Wednesday, September 25, 2013

Indian Summer


Luella Busch Archives, circa 1910

   Last week's cold snap was only a tease for the fall to come. For at least the next few days it will be warm and dry, as if summer had never ended. My tomatoes are thriving although the Olsons down the block have already pulled up their plants—did they think they had gone past their freshness date, or were they just sick of eating tomatoes? I'll keep mine going, several dozen green ones are on the vines. I wait until there is a freeze predicted before I harvest. The red ones we eat or put into salsa, the green ones go in a box between newspapers stored in a cool place where they will slowly ripen. I check on them every few days and toss any bad ones. A surprising percentage will survive for several weeks, one year we had tomatoes until Thanksgiving!

By Professor Batty


4 Comments:

Blogger Jono said...

Our tomatoes survived the first frost last week, but we are pressing our luck to let them go much longer. Being near the big lake buys us a little time.

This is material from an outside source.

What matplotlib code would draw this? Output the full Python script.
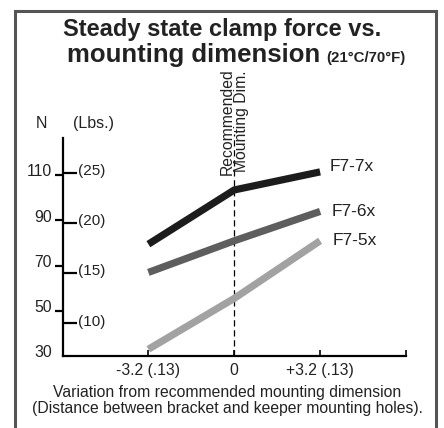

Blogger Professor Batty said...

The long term forecast for The Cities doesn't predict frost for another month - we might have tomatoes on the vine until Thanksgiving!


Anonymous Anonymous said...

I read with interest your notes posted in connection with old surviving photographs you had discovered (eg the Luella Busch Archives). Here's a story to make anyone with even an iota of sentimentality and a sense of history feel their teeth going on edge. One of my uncles, born in 1909, was an accomplished amateur photographer and beginning in the late 1920s he took a great many photographs, printing them himself, and mounting them as 6x4s and occasionally 8x10s, all dated and with notations, in what became a life's work in a considerable pile of albums. He photographed beachfront scenes with their pedestrians, bathers, and the first cars parked on beach side roads now long gone, various parks about the city and the visitors of their time strolling, relaxing in the shade or playing games, the harbour with its trains and ships, city streets, buildings including early churches which have since disappeared under the hammer of so-called progress, family and Scandinavian community events such as weddings and parties, even funerals, recording the faces, places, joys and sometimes the sadness of what is now a bygone age. Before WW2 he photographed his experiences and his fellow soldiers in training, and during the war he captured scenes of both the tragedies and the high points of that terrible time. In later life he photographed the post war scene at home. When he died in 1965 I was away on a training course in another city and when I returned a few months later I discovered that his wife had burned all his albums and negatives, not out of any malice but because she thought they were just "remnants of his hobby". It was a jaw dropping and gopsmacking irreversible fact that instilled in me an almost mania for some time to collect and copy as many photos from my elderly relatives as possible and create a family tree which I have managed to get back to 1500. I feel sure that whoever the forgotten photographers may be who took the old pictures you sometimes post would be very pleased to know that their efforts have survived and can tell their stories, however mysterious, into another century.
-Gone South


Blogger Professor Batty said...

Gone South ~ I empathize with you completely on this. Not that all old photos have value, but many do, especially those which have a cultural context or reflect on the human condition. Many of Luella Busch's pictures show the lighter side of people, which isn't always the case in old photos. I keep an eye out for old pictures, although usually I can't link them. The Frances Bruno postcards were an exception. I don't know how much other people get out of my little "stories", but I enjoy them. I may make a sidebar category for them…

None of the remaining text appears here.